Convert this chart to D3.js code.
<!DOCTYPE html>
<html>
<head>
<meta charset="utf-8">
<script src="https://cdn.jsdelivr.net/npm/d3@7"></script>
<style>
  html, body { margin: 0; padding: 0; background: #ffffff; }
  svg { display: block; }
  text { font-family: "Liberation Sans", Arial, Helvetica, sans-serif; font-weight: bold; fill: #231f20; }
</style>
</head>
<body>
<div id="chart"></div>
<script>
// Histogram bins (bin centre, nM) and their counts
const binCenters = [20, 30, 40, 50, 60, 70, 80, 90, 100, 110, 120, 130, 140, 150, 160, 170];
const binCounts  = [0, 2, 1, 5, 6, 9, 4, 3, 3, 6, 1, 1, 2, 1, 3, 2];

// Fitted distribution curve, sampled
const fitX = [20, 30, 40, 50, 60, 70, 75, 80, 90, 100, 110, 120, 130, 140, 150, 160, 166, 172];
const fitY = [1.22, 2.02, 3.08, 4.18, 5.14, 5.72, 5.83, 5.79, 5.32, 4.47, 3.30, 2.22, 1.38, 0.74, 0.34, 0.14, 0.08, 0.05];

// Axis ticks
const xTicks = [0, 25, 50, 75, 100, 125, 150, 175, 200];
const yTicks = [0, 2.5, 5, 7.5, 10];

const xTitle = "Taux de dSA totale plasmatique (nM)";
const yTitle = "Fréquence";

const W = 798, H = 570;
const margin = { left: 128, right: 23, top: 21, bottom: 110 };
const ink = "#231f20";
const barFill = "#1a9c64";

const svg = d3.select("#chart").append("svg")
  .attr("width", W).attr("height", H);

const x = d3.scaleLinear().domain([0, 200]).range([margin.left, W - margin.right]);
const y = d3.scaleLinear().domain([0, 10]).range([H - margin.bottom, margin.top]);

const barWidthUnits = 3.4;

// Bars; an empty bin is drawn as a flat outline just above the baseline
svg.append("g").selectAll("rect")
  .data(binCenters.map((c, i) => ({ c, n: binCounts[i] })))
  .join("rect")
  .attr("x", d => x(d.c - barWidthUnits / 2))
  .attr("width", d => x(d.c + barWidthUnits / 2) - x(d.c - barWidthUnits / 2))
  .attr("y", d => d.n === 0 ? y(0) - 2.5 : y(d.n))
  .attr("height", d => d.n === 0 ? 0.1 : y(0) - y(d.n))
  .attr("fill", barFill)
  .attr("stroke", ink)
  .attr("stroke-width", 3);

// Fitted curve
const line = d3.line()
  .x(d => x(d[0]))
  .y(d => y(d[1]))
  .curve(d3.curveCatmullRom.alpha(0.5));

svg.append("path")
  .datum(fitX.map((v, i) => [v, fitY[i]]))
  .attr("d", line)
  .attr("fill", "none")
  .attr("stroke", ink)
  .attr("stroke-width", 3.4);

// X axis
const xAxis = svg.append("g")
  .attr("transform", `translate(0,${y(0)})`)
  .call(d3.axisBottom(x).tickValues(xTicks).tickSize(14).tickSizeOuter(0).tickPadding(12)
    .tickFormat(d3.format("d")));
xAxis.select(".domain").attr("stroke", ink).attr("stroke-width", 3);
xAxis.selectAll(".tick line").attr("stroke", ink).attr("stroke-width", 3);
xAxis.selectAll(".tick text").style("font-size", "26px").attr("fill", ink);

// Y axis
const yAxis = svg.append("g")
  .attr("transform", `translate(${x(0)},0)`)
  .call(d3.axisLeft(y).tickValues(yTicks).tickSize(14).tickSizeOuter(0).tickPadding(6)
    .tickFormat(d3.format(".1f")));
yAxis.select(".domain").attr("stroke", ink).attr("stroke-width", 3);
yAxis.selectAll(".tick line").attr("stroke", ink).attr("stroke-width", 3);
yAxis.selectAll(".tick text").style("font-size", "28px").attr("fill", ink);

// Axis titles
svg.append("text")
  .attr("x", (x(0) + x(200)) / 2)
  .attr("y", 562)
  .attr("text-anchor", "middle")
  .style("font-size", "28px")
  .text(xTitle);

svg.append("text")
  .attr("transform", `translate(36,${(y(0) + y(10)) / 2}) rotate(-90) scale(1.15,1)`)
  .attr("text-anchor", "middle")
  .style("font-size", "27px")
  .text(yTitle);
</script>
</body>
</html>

================

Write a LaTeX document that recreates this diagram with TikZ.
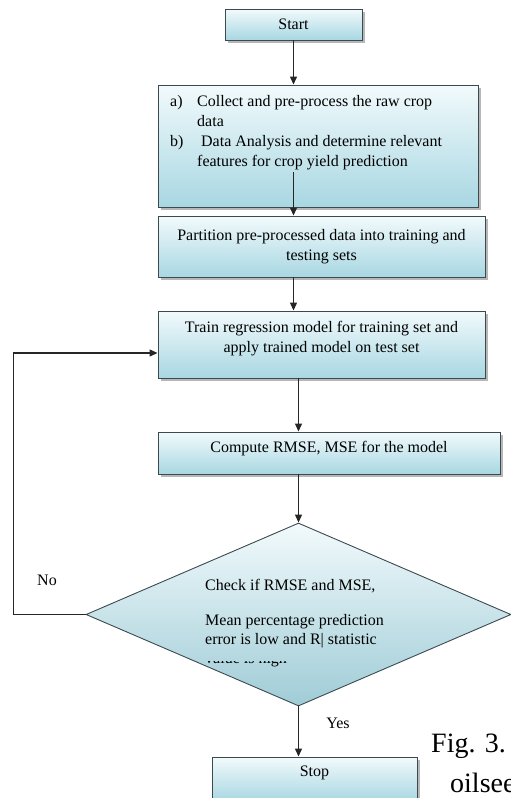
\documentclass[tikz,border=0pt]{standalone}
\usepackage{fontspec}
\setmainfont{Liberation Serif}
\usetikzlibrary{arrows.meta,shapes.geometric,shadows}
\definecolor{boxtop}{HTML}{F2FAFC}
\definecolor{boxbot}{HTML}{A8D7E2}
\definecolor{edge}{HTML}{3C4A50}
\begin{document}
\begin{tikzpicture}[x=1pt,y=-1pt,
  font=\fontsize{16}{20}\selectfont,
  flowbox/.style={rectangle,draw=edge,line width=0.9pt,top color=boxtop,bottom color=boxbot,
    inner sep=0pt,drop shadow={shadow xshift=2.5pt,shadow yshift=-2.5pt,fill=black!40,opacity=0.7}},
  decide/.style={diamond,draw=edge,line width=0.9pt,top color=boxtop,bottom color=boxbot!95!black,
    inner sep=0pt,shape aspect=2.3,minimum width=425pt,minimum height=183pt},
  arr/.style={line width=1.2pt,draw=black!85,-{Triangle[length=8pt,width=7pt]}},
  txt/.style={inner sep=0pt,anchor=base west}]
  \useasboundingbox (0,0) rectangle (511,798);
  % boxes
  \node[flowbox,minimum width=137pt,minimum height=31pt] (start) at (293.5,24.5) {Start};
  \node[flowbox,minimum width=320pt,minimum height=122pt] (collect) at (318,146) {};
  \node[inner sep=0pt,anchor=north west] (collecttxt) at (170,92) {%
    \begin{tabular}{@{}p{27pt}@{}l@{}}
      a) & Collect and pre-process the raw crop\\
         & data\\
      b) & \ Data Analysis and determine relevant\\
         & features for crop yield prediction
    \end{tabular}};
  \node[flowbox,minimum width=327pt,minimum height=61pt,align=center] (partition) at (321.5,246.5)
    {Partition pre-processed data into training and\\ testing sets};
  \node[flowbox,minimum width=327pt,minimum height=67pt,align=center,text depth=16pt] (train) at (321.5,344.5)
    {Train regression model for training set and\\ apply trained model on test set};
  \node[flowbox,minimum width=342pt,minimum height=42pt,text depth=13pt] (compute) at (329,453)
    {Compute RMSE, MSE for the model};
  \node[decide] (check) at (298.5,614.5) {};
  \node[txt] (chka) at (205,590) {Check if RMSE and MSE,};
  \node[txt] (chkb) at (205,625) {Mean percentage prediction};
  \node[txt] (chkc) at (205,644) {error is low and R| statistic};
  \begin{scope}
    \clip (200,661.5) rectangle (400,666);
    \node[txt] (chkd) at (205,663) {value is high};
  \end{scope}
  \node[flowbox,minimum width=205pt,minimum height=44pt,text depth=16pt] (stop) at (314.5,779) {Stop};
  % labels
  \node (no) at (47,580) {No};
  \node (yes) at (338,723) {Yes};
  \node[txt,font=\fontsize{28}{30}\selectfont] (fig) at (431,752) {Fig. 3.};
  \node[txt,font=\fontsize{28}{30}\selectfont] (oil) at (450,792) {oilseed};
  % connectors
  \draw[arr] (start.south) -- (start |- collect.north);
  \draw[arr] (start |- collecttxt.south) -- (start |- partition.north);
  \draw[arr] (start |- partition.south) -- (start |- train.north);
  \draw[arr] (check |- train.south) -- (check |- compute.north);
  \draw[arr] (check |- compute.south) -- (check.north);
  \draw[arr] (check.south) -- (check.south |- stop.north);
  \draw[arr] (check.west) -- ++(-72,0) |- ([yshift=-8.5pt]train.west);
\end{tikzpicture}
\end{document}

================

- **To be done**:
Using the entries above, return exactly the lines from the line with "Convert this chart to D3.js code." to the line with "1, 2, 1, 3, 2];", counting both of those lines.

- **Reply to the task**:
Convert this chart to D3.js code.
<!DOCTYPE html>
<html>
<head>
<meta charset="utf-8">
<script src="https://cdn.jsdelivr.net/npm/d3@7"></script>
<style>
  html, body { margin: 0; padding: 0; background: #ffffff; }
  svg { display: block; }
  text { font-family: "Liberation Sans", Arial, Helvetica, sans-serif; font-weight: bold; fill: #231f20; }
</style>
</head>
<body>
<div id="chart"></div>
<script>
// Histogram bins (bin centre, nM) and their counts
const binCenters = [20, 30, 40, 50, 60, 70, 80, 90, 100, 110, 120, 130, 140, 150, 160, 170];
const binCounts  = [0, 2, 1, 5, 6, 9, 4, 3, 3, 6, 1, 1, 2, 1, 3, 2];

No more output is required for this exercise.